→ **DATA SHOWN**
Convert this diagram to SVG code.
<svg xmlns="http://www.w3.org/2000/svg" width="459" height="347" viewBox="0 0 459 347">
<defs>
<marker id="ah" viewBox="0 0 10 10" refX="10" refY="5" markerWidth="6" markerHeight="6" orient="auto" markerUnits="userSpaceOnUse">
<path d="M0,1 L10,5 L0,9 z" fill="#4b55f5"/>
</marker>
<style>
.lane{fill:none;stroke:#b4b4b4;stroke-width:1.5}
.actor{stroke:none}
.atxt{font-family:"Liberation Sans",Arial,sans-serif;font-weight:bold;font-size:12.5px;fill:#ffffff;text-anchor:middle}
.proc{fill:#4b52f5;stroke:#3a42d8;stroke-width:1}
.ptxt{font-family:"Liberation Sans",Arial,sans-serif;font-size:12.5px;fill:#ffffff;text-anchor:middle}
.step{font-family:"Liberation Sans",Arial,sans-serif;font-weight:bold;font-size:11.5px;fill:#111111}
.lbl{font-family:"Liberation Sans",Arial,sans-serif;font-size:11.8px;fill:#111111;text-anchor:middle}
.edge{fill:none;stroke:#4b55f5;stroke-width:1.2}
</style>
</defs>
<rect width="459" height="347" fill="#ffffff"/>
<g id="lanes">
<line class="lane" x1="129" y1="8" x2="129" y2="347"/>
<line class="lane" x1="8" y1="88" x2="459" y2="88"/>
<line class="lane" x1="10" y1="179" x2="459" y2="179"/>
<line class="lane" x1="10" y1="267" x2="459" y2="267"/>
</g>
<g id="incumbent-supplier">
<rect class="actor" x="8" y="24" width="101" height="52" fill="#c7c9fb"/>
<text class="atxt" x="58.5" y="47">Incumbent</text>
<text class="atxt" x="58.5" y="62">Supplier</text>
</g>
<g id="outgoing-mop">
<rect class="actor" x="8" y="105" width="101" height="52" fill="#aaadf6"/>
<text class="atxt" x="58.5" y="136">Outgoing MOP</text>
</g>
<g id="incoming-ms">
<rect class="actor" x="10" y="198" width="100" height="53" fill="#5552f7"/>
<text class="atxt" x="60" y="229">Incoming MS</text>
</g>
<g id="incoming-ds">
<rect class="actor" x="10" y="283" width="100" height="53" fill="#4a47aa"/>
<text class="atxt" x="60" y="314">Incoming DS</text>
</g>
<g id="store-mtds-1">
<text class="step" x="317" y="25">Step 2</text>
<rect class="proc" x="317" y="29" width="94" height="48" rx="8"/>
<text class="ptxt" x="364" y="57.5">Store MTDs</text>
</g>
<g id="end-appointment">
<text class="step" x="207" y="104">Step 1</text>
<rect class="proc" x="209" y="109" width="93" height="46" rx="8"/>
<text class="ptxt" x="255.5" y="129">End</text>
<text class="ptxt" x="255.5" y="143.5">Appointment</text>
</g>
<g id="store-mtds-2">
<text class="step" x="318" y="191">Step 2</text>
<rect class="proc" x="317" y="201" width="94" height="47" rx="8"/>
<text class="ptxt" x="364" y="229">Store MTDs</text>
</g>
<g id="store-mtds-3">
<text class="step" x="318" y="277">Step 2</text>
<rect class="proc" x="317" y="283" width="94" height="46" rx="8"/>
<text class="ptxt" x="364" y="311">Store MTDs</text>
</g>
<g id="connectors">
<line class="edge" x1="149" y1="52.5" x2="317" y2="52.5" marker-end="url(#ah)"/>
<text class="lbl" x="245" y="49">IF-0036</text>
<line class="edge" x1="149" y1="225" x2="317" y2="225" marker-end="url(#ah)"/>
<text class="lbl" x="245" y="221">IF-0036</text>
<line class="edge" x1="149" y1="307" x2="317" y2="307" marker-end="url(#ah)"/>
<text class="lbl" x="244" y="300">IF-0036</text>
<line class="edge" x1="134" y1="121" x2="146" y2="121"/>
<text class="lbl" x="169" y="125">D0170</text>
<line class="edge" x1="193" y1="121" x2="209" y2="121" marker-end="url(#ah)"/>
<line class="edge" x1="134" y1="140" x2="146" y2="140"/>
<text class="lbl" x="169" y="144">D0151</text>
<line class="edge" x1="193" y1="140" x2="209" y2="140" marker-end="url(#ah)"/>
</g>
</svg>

→ **WRITTEN INSTRUCTION**
Give back the whole listing exactly as it reads.

→ **EXERCISE ANSWER**
Convert this diagram to SVG code.
<svg xmlns="http://www.w3.org/2000/svg" width="459" height="347" viewBox="0 0 459 347">
<defs>
<marker id="ah" viewBox="0 0 10 10" refX="10" refY="5" markerWidth="6" markerHeight="6" orient="auto" markerUnits="userSpaceOnUse">
<path d="M0,1 L10,5 L0,9 z" fill="#4b55f5"/>
</marker>
<style>
.lane{fill:none;stroke:#b4b4b4;stroke-width:1.5}
.actor{stroke:none}
.atxt{font-family:"Liberation Sans",Arial,sans-serif;font-weight:bold;font-size:12.5px;fill:#ffffff;text-anchor:middle}
.proc{fill:#4b52f5;stroke:#3a42d8;stroke-width:1}
.ptxt{font-family:"Liberation Sans",Arial,sans-serif;font-size:12.5px;fill:#ffffff;text-anchor:middle}
.step{font-family:"Liberation Sans",Arial,sans-serif;font-weight:bold;font-size:11.5px;fill:#111111}
.lbl{font-family:"Liberation Sans",Arial,sans-serif;font-size:11.8px;fill:#111111;text-anchor:middle}
.edge{fill:none;stroke:#4b55f5;stroke-width:1.2}
</style>
</defs>
<rect width="459" height="347" fill="#ffffff"/>
<g id="lanes">
<line class="lane" x1="129" y1="8" x2="129" y2="347"/>
<line class="lane" x1="8" y1="88" x2="459" y2="88"/>
<line class="lane" x1="10" y1="179" x2="459" y2="179"/>
<line class="lane" x1="10" y1="267" x2="459" y2="267"/>
</g>
<g id="incumbent-supplier">
<rect class="actor" x="8" y="24" width="101" height="52" fill="#c7c9fb"/>
<text class="atxt" x="58.5" y="47">Incumbent</text>
<text class="atxt" x="58.5" y="62">Supplier</text>
</g>
<g id="outgoing-mop">
<rect class="actor" x="8" y="105" width="101" height="52" fill="#aaadf6"/>
<text class="atxt" x="58.5" y="136">Outgoing MOP</text>
</g>
<g id="incoming-ms">
<rect class="actor" x="10" y="198" width="100" height="53" fill="#5552f7"/>
<text class="atxt" x="60" y="229">Incoming MS</text>
</g>
<g id="incoming-ds">
<rect class="actor" x="10" y="283" width="100" height="53" fill="#4a47aa"/>
<text class="atxt" x="60" y="314">Incoming DS</text>
</g>
<g id="store-mtds-1">
<text class="step" x="317" y="25">Step 2</text>
<rect class="proc" x="317" y="29" width="94" height="48" rx="8"/>
<text class="ptxt" x="364" y="57.5">Store MTDs</text>
</g>
<g id="end-appointment">
<text class="step" x="207" y="104">Step 1</text>
<rect class="proc" x="209" y="109" width="93" height="46" rx="8"/>
<text class="ptxt" x="255.5" y="129">End</text>
<text class="ptxt" x="255.5" y="143.5">Appointment</text>
</g>
<g id="store-mtds-2">
<text class="step" x="318" y="191">Step 2</text>
<rect class="proc" x="317" y="201" width="94" height="47" rx="8"/>
<text class="ptxt" x="364" y="229">Store MTDs</text>
</g>
<g id="store-mtds-3">
<text class="step" x="318" y="277">Step 2</text>
<rect class="proc" x="317" y="283" width="94" height="46" rx="8"/>
<text class="ptxt" x="364" y="311">Store MTDs</text>
</g>
<g id="connectors">
<line class="edge" x1="149" y1="52.5" x2="317" y2="52.5" marker-end="url(#ah)"/>
<text class="lbl" x="245" y="49">IF-0036</text>
<line class="edge" x1="149" y1="225" x2="317" y2="225" marker-end="url(#ah)"/>
<text class="lbl" x="245" y="221">IF-0036</text>
<line class="edge" x1="149" y1="307" x2="317" y2="307" marker-end="url(#ah)"/>
<text class="lbl" x="244" y="300">IF-0036</text>
<line class="edge" x1="134" y1="121" x2="146" y2="121"/>
<text class="lbl" x="169" y="125">D0170</text>
<line class="edge" x1="193" y1="121" x2="209" y2="121" marker-end="url(#ah)"/>
<line class="edge" x1="134" y1="140" x2="146" y2="140"/>
<text class="lbl" x="169" y="144">D0151</text>
<line class="edge" x1="193" y1="140" x2="209" y2="140" marker-end="url(#ah)"/>
</g>
</svg>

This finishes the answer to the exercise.